[Stored items from a collection]
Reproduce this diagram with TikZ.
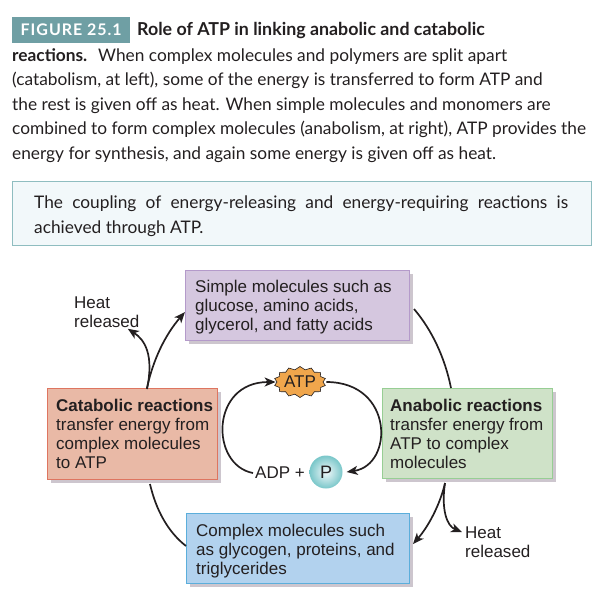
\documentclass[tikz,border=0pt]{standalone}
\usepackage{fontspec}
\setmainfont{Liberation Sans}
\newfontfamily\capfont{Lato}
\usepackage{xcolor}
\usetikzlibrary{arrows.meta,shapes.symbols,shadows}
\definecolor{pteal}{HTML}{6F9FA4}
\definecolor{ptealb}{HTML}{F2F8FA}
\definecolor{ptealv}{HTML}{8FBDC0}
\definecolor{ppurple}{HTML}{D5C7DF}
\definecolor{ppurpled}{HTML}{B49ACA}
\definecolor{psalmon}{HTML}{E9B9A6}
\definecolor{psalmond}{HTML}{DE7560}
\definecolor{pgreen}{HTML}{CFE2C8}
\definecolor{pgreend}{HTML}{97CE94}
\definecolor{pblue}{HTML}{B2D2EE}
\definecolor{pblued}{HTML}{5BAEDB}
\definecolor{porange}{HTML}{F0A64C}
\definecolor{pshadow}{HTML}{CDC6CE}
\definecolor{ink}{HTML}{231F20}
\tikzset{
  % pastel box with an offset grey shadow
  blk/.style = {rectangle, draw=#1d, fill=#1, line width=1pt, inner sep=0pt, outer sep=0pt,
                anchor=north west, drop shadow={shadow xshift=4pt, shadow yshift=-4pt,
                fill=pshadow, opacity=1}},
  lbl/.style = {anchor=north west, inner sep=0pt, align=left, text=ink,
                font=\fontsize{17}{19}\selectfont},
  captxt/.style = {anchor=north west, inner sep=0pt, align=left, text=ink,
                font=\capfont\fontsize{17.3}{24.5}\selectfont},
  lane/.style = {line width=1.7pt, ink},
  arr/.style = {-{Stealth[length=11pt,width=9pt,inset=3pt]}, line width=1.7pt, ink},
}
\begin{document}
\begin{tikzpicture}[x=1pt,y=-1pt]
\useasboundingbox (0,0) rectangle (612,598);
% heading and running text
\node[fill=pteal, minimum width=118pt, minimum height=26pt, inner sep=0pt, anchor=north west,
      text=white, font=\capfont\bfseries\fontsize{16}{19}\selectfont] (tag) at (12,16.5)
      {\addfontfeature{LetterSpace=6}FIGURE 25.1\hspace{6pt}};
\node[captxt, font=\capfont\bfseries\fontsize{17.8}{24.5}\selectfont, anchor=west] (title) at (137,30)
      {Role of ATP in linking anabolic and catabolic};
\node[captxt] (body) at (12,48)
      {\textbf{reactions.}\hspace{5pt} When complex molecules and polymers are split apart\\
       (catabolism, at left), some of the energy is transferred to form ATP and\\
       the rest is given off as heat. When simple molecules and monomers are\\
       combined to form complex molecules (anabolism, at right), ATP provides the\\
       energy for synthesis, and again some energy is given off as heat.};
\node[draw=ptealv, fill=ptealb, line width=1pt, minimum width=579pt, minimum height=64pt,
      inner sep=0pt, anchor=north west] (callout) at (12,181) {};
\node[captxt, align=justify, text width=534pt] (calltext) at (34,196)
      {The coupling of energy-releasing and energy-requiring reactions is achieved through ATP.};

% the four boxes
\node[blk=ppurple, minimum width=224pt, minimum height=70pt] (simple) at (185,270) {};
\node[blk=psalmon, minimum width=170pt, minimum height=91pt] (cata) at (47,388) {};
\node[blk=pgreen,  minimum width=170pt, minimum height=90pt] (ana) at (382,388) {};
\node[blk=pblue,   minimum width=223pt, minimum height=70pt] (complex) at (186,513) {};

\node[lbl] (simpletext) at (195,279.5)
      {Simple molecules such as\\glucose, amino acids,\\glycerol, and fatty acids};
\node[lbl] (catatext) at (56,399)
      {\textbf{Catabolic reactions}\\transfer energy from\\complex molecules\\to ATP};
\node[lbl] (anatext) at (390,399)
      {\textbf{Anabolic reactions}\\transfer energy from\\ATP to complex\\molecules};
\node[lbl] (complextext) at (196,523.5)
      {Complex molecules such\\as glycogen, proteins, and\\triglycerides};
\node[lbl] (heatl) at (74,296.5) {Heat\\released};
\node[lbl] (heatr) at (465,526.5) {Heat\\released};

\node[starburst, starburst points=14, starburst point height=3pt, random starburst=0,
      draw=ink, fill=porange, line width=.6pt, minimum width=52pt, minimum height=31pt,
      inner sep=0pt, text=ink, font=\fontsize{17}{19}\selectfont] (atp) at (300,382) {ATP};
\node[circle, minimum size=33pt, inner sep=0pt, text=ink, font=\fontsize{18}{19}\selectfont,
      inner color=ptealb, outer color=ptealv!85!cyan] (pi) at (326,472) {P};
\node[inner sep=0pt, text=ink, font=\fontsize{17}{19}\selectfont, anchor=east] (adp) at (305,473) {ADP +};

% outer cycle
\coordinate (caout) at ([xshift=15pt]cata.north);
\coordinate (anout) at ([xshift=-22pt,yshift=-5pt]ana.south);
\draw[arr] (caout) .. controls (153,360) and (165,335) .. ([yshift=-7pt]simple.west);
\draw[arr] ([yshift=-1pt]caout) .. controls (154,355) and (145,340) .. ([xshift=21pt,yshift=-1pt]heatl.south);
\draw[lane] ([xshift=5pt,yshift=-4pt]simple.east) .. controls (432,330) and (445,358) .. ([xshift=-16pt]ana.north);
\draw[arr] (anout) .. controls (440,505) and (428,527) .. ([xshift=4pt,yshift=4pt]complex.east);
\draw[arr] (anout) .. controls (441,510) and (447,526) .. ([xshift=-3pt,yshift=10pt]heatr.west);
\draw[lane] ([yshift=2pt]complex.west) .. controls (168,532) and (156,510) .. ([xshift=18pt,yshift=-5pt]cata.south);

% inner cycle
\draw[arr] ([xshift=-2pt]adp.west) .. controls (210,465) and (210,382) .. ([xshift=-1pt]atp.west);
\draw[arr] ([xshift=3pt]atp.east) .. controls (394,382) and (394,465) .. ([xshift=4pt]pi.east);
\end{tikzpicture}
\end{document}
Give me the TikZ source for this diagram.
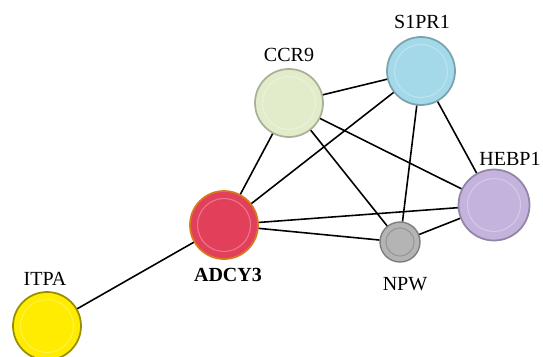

[Stated task]
Write out the listing above exactly as it stands, pictures excluded.

[Result of this task]
Reproduce this diagram with TikZ.
\documentclass[tikz,border=0pt]{standalone}
\usepackage{fontspec}
\setmainfont{Liberation Sans}
\newfontfamily\capfont{Lato}
\usepackage{xcolor}
\usetikzlibrary{arrows.meta,shapes.symbols,shadows}
\definecolor{pteal}{HTML}{6F9FA4}
\definecolor{ptealb}{HTML}{F2F8FA}
\definecolor{ptealv}{HTML}{8FBDC0}
\definecolor{ppurple}{HTML}{D5C7DF}
\definecolor{ppurpled}{HTML}{B49ACA}
\definecolor{psalmon}{HTML}{E9B9A6}
\definecolor{psalmond}{HTML}{DE7560}
\definecolor{pgreen}{HTML}{CFE2C8}
\definecolor{pgreend}{HTML}{97CE94}
\definecolor{pblue}{HTML}{B2D2EE}
\definecolor{pblued}{HTML}{5BAEDB}
\definecolor{porange}{HTML}{F0A64C}
\definecolor{pshadow}{HTML}{CDC6CE}
\definecolor{ink}{HTML}{231F20}
\tikzset{
  % pastel box with an offset grey shadow
  blk/.style = {rectangle, draw=#1d, fill=#1, line width=1pt, inner sep=0pt, outer sep=0pt,
                anchor=north west, drop shadow={shadow xshift=4pt, shadow yshift=-4pt,
                fill=pshadow, opacity=1}},
  lbl/.style = {anchor=north west, inner sep=0pt, align=left, text=ink,
                font=\fontsize{17}{19}\selectfont},
  captxt/.style = {anchor=north west, inner sep=0pt, align=left, text=ink,
                font=\capfont\fontsize{17.3}{24.5}\selectfont},
  lane/.style = {line width=1.7pt, ink},
  arr/.style = {-{Stealth[length=11pt,width=9pt,inset=3pt]}, line width=1.7pt, ink},
}
\begin{document}
\begin{tikzpicture}[x=1pt,y=-1pt]
\useasboundingbox (0,0) rectangle (612,598);
% heading and running text
\node[fill=pteal, minimum width=118pt, minimum height=26pt, inner sep=0pt, anchor=north west,
      text=white, font=\capfont\bfseries\fontsize{16}{19}\selectfont] (tag) at (12,16.5)
      {\addfontfeature{LetterSpace=6}FIGURE 25.1\hspace{6pt}};
\node[captxt, font=\capfont\bfseries\fontsize{17.8}{24.5}\selectfont, anchor=west] (title) at (137,30)
      {Role of ATP in linking anabolic and catabolic};
\node[captxt] (body) at (12,48)
      {\textbf{reactions.}\hspace{5pt} When complex molecules and polymers are split apart\\
       (catabolism, at left), some of the energy is transferred to form ATP and\\
       the rest is given off as heat. When simple molecules and monomers are\\
       combined to form complex molecules (anabolism, at right), ATP provides the\\
       energy for synthesis, and again some energy is given off as heat.};
\node[draw=ptealv, fill=ptealb, line width=1pt, minimum width=579pt, minimum height=64pt,
      inner sep=0pt, anchor=north west] (callout) at (12,181) {};
\node[captxt, align=justify, text width=534pt] (calltext) at (34,196)
      {The coupling of energy-releasing and energy-requiring reactions is achieved through ATP.};

% the four boxes
\node[blk=ppurple, minimum width=224pt, minimum height=70pt] (simple) at (185,270) {};
\node[blk=psalmon, minimum width=170pt, minimum height=91pt] (cata) at (47,388) {};
\node[blk=pgreen,  minimum width=170pt, minimum height=90pt] (ana) at (382,388) {};
\node[blk=pblue,   minimum width=223pt, minimum height=70pt] (complex) at (186,513) {};

\node[lbl] (simpletext) at (195,279.5)
      {Simple molecules such as\\glucose, amino acids,\\glycerol, and fatty acids};
\node[lbl] (catatext) at (56,399)
      {\textbf{Catabolic reactions}\\transfer energy from\\complex molecules\\to ATP};
\node[lbl] (anatext) at (390,399)
      {\textbf{Anabolic reactions}\\transfer energy from\\ATP to complex\\molecules};
\node[lbl] (complextext) at (196,523.5)
      {Complex molecules such\\as glycogen, proteins, and\\triglycerides};
\node[lbl] (heatl) at (74,296.5) {Heat\\released};
\node[lbl] (heatr) at (465,526.5) {Heat\\released};

\node[starburst, starburst points=14, starburst point height=3pt, random starburst=0,
      draw=ink, fill=porange, line width=.6pt, minimum width=52pt, minimum height=31pt,
      inner sep=0pt, text=ink, font=\fontsize{17}{19}\selectfont] (atp) at (300,382) {ATP};
\node[circle, minimum size=33pt, inner sep=0pt, text=ink, font=\fontsize{18}{19}\selectfont,
      inner color=ptealb, outer color=ptealv!85!cyan] (pi) at (326,472) {P};
\node[inner sep=0pt, text=ink, font=\fontsize{17}{19}\selectfont, anchor=east] (adp) at (305,473) {ADP +};

% outer cycle
\coordinate (caout) at ([xshift=15pt]cata.north);
\coordinate (anout) at ([xshift=-22pt,yshift=-5pt]ana.south);
\draw[arr] (caout) .. controls (153,360) and (165,335) .. ([yshift=-7pt]simple.west);
\draw[arr] ([yshift=-1pt]caout) .. controls (154,355) and (145,340) .. ([xshift=21pt,yshift=-1pt]heatl.south);
\draw[lane] ([xshift=5pt,yshift=-4pt]simple.east) .. controls (432,330) and (445,358) .. ([xshift=-16pt]ana.north);
\draw[arr] (anout) .. controls (440,505) and (428,527) .. ([xshift=4pt,yshift=4pt]complex.east);
\draw[arr] (anout) .. controls (441,510) and (447,526) .. ([xshift=-3pt,yshift=10pt]heatr.west);
\draw[lane] ([yshift=2pt]complex.west) .. controls (168,532) and (156,510) .. ([xshift=18pt,yshift=-5pt]cata.south);

% inner cycle
\draw[arr] ([xshift=-2pt]adp.west) .. controls (210,465) and (210,382) .. ([xshift=-1pt]atp.west);
\draw[arr] ([xshift=3pt]atp.east) .. controls (394,382) and (394,465) .. ([xshift=4pt]pi.east);
\end{tikzpicture}
\end{document}
Give me the TikZ source for this diagram.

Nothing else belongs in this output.